LISTED RECORDS:
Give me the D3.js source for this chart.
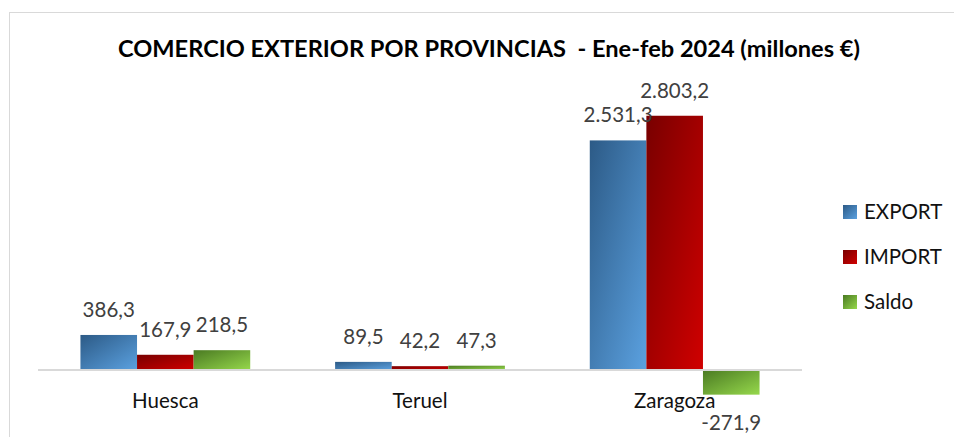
<!DOCTYPE html>
<html>
<head>
<meta charset="utf-8">
<script src="https://cdn.jsdelivr.net/npm/d3@7"></script>
<style>
  html, body { margin: 0; padding: 0; background: #fff; }
  svg { display: block; }
</style>
</head>
<body>
<svg id="chart" width="954" height="437"></svg>
<script>
const categories = ["Huesca", "Teruel", "Zaragoza"];
const seriesNames = ["EXPORT", "IMPORT", "Saldo"];
const exportValues = [386.3, 89.5, 2531.3];
const importValues = [167.9, 42.2, 2803.2];
const saldoValues = [218.5, 47.3, -271.9];
const titleText = "COMERCIO EXTERIOR POR PROVINCIAS  - Ene-feb 2024 (millones €)";

const seriesValues = [exportValues, importValues, saldoValues];
const fmt = v => {
  const s = d3.format(",.1f")(v);
  return s.replace(/,/g, "#").replace(".", ",").replace(/#/g, ".").replace("−", "-");
};

const svg = d3.select("#chart");
const W = 954, H = 437;

// frame
svg.append("rect").attr("x", 9.5).attr("y", 12.5).attr("width", W + 10).attr("height", H + 10)
  .attr("fill", "#fff").attr("stroke", "#d9d9d9").attr("stroke-width", 1);

// gradients
const defs = svg.append("defs");
const grads = [
  ["g0", "#2c5a86", "#5ba1e0"],
  ["g1", "#780000", "#d00000"],
  ["g2", "#4a7a22", "#96d84c"]
];
grads.forEach(([id, c1, c2]) => {
  const g = defs.append("linearGradient").attr("id", id)
    .attr("x1", 0).attr("y1", 0).attr("x2", 1).attr("y2", 1);
  g.append("stop").attr("offset", "0%").attr("stop-color", c1);
  g.append("stop").attr("offset", "100%").attr("stop-color", c2);
});

const x0 = d3.scaleBand().domain(categories).range([38, 802])
  .paddingInner(1/3).paddingOuter(1/6);
const x1 = d3.scaleBand().domain(seriesNames).range([0, x0.bandwidth()]).padding(0);
const y = d3.scaleLinear().domain([-500, 3000]).range([415.35, 97.9]);

// title
svg.append("text").attr("x", 489).attr("y", 57).attr("text-anchor", "middle")
  .attr("font-family", "Lato, 'Open Sans', sans-serif").attr("font-weight", "bold")
  .attr("font-size", 23).attr("fill", "#000")
  .style("white-space", "pre").attr("xml:space", "preserve")
  .attr("textLength", 742).attr("lengthAdjust", "spacingAndGlyphs")
  .text(titleText);

// bars
const groups = svg.append("g").selectAll("g").data(categories).join("g")
  .attr("transform", d => `translate(${x0(d)},0)`);

groups.each(function(cat, ci) {
  const g = d3.select(this);
  seriesNames.forEach((s, si) => {
    const v = seriesValues[si][ci];
    g.append("rect")
      .attr("x", x1(s)).attr("width", x1.bandwidth())
      .attr("y", Math.min(y(v), y(0))).attr("height", Math.abs(y(v) - y(0)))
      .attr("fill", `url(#g${si})`);
  });
});

// axis line
svg.append("line").attr("x1", 38).attr("x2", 802).attr("y1", y(0)).attr("y2", y(0))
  .attr("stroke", "#d9d9d9").attr("stroke-width", 2);

// data labels
groups.each(function(cat, ci) {
  const g = d3.select(this);
  seriesNames.forEach((s, si) => {
    const v = seriesValues[si][ci];
    g.append("text")
      .attr("x", x1(s) + x1.bandwidth() / 2)
      .attr("y", v >= 0 ? y(v) - 18 : y(v) + 35)
      .attr("text-anchor", "middle")
      .attr("font-family", "Lato, 'Open Sans', sans-serif").attr("font-size", 20.5)
      .attr("fill", "#404040")
      .text(fmt(v));
  });
});

// category labels
svg.append("g").selectAll("text").data(categories).join("text")
  .attr("x", d => x0(d) + x0.bandwidth() / 2).attr("y", 408)
  .attr("text-anchor", "middle")
  .attr("font-family", "Lato, 'Open Sans', sans-serif").attr("font-size", 20.5)
  .attr("fill", "#111")
  .text(d => d);

// legend
const leg = svg.append("g").selectAll("g").data(seriesNames).join("g")
  .attr("transform", (d, i) => `translate(843,${205 + i * 45})`);
leg.append("rect").attr("width", 14).attr("height", 14).attr("fill", (d, i) => `url(#g${i})`);
leg.append("text").attr("x", 21).attr("y", 13.5)
  .attr("font-family", "Lato, 'Open Sans', sans-serif").attr("font-size", 20.5)
  .attr("fill", "#111").text(d => d);
</script>
</body>
</html>
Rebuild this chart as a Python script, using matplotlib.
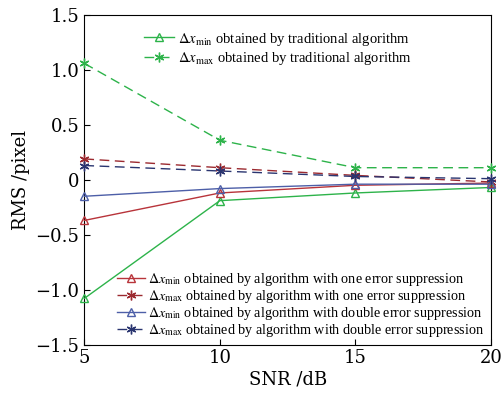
import matplotlib.pyplot as plt

# SNR levels (dB)
snr = [5, 10, 15, 20]

# RMS values
trad_min = [-1.08, -0.19, -0.12, -0.07]
trad_max = [1.06, 0.36, 0.11, 0.11]
one_min = [-0.37, -0.12, -0.05, -0.03]
one_max = [0.19, 0.11, 0.04, -0.02]
dbl_min = [-0.15, -0.08, -0.04, -0.04]
dbl_max = [0.13, 0.08, 0.03, 0.01]

plt.rcParams['font.family'] = ['DejaVu Serif']
plt.rcParams['mathtext.fontset'] = 'stix'

green = '#2db34a'
red = '#b8343a'
red2 = '#9c2a30'
blue = '#4d5fa8'
navy = '#2a3570'
star = (6, 2, 0)

fig, ax = plt.subplots(figsize=(5.02, 3.96), dpi=100)
fig.subplots_adjust(left=0.168, right=0.978, top=0.962, bottom=0.13)

common = dict(lw=1, clip_on=False, zorder=3)
l1, = ax.plot(snr, trad_min, '-', color=green, marker='^', mfc='none', ms=6, **common,
              label=r'$\Delta x_{\rm min}$ obtained by traditional algorithm')
l2, = ax.plot(snr, trad_max, '--', color=green, marker=star, ms=7, dashes=(7, 4), **common,
              label=r'$\Delta x_{\rm max}$ obtained by traditional algorithm')
l3, = ax.plot(snr, one_min, '-', color=red, marker='^', mfc='none', ms=6, **common,
              label=r'$\Delta x_{\rm min}$ obtained by algorithm with one error suppression')
l4, = ax.plot(snr, one_max, '--', color=red2, marker=star, ms=7, dashes=(7, 4), **common,
              label=r'$\Delta x_{\rm max}$ obtained by algorithm with one error suppression')
l5, = ax.plot(snr, dbl_min, '-', color=blue, marker='^', mfc='none', ms=6, **common,
              label=r'$\Delta x_{\rm min}$ obtained by algorithm with double error suppression')
l6, = ax.plot(snr, dbl_max, '--', color=navy, marker=star, ms=7, dashes=(7, 4), **common,
              label=r'$\Delta x_{\rm max}$ obtained by algorithm with double error suppression')

ax.set_xlim(5, 20)
ax.set_ylim(-1.5, 1.5)
ax.set_xticks([5, 10, 15, 20])
ax.set_yticks([-1.5, -1.0, -0.5, 0, 0.5, 1.0, 1.5])
ax.set_yticklabels(['\u22121.5', '\u22121.0', '\u22120.5', '0', '0.5', '1.0', '1.5'])
ax.tick_params(direction='in', labelsize=13, length=4)
ax.set_xlabel('SNR /dB', fontsize=13, labelpad=2)
ax.set_ylabel('RMS /pixel', fontsize=13, labelpad=4)

lp = dict(family='Liberation Serif', size=10.5)
leg1 = ax.legend(handles=[l1, l2], loc='upper left', bbox_to_anchor=(0.13, 0.975),
                 frameon=False, prop=lp, handlelength=2.0, handletextpad=0.3,
                 labelspacing=0.15, numpoints=1, borderpad=0)
ax.add_artist(leg1)
lp2 = dict(family='Liberation Serif', size=10.2)
ax.legend(handles=[l3, l4, l5, l6], loc='lower right', bbox_to_anchor=(1.0, -0.005),
          frameon=False, prop=lp2, handlelength=2.0, handletextpad=0.2,
          labelspacing=0.0, numpoints=1, borderpad=0)

fig.savefig('out.png', dpi=100)
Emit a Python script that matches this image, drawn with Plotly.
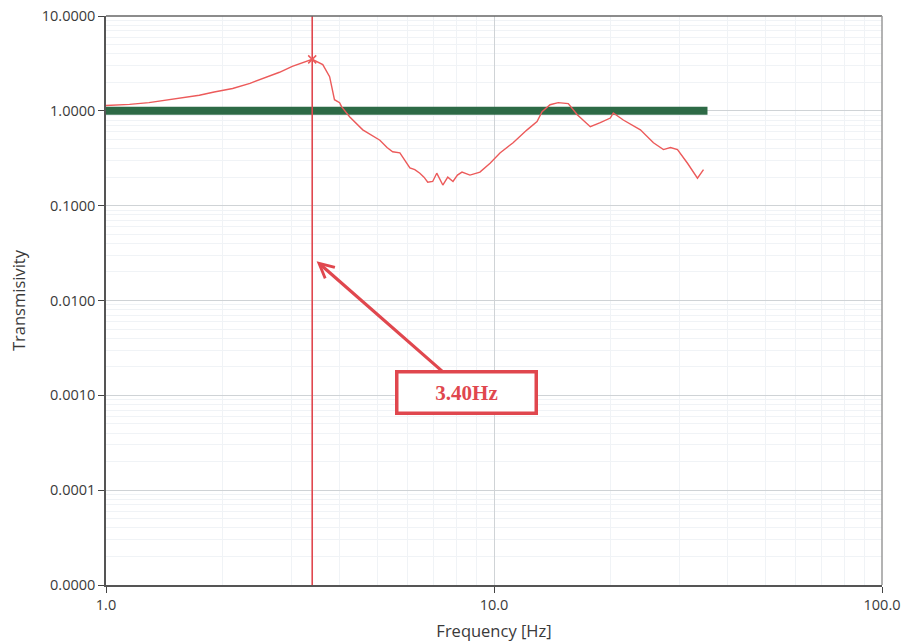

PROMPT: Which lines in the records above contain the string "with"? Copy each one.

OUTPUT FOR THIS TASK:
              label=r'$\Delta x_{\rm min}$ obtained by algorithm with one error suppression')
              label=r'$\Delta x_{\rm max}$ obtained by algorithm with one error suppression')
              label=r'$\Delta x_{\rm min}$ obtained by algorithm with double error suppression')
              label=r'$\Delta x_{\rm max}$ obtained by algorithm with double error suppression')
Emit a Python script that matches this image, drawn with Plotly.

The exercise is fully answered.